Node Replicated Kernel?

Node Replicated Kernel (NRK) is a research prototype OS that started as a project at VMware Research, but is now being developed collaboratively by a team of researchers from industry and academia. It is intended as a basis to explore ideas about the structure of operating systems for hardware of the future. NRK is written from scratch, almost all in Rust (with some assembly), and it runs on x86 platforms.

How is NRK different from Linux, Windows, or MacOS?

At present, NRK lacks many of the features of an operating system that make it usable by anyone other than systems researchers taking measurements of the system itself. For example, there is currently no GUI or Shell, and only very limited application support. In fact, it's probably easier to compare NRK in it's current form to a light-weight hypervisor rather than a fully-featured OS.

From an architectural point of view, the NRK kernel is a new and practical implementation of a multi-kernel OS:

A multikernel operating system treats a multi-core machine as a network of independent cores, as if it were a distributed system. It does not assume shared memory but rather implements inter-process communications as message-passing.

Unfortunately, such a model also brings unnecessary complexity: For example, the "original" multi-kernel (Barrelfish) relied on per-core communication channels and distributed protocols (2PC, 1PC) to achieve agreement, replication and sharing in the OS.

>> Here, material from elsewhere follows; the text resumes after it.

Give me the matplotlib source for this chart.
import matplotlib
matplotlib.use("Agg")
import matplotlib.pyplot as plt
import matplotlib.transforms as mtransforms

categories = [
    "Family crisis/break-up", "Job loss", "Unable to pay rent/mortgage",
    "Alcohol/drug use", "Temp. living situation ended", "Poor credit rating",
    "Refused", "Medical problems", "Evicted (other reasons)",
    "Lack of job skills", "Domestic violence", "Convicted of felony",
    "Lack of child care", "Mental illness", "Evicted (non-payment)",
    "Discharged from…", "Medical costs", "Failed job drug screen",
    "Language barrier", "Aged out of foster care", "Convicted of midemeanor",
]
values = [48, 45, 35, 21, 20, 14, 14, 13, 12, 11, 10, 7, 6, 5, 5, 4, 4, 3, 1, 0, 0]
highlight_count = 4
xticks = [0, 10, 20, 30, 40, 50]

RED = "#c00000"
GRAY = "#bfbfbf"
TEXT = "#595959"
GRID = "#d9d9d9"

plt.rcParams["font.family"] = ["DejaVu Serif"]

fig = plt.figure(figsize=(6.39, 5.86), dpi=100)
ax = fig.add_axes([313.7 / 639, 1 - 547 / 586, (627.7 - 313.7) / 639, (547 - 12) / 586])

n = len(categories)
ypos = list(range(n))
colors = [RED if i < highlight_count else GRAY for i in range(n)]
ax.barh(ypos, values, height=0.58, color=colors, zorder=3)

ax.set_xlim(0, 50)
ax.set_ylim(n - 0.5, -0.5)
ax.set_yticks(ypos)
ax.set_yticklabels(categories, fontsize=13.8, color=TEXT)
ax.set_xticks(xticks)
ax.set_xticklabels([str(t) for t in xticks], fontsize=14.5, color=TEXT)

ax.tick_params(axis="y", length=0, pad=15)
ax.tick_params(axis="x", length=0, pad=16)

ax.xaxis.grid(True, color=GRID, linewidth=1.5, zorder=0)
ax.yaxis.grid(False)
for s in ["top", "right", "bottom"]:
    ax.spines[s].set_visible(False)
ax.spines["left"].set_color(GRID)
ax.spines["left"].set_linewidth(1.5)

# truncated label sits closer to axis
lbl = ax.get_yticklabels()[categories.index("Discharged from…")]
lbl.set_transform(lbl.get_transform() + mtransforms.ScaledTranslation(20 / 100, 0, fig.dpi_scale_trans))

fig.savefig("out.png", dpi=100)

We overcome this complexity in NRK by using logs: The kernel relies primarily on single-threaded data structures which are automatically replicated in the system. Various operation logs make sure the replicas are always synchronized. Our technique (called node-replication) bears resemblance to state machine replication in distributed systems, and lifts our single-threaded data-structures into linearizable, concurrent structures. Our OSDI'21 paper has more details on scenarios where this approach can heavily outperform the scalability of traditional lock-based or lock-free data-structures.

my alt text
Schematic view of the NRK kernel. Core kernel data-structures are replicated in the system with a log.

In user-space, NRK runs applications in ring 3: Each application can be understood as a single isolated process/container/lightweight VM with little opportunity to share state with other processes. To run existing, well-known applications like memcached, LevelDB or Redis, a process can link against rumpkernel, which instantiates and runs the NetBSD kernel and its user-space libraries (libc, libpthread etc.) within the process' address-space and therefore adds decent support for POSIX.

Finally, NRK is written from scratch in Rust: We take advantage of the use of a safe language with a rich type-system for OS implementation, to gain better security and correctness guarantees at compile time, while not impacting performance negatively.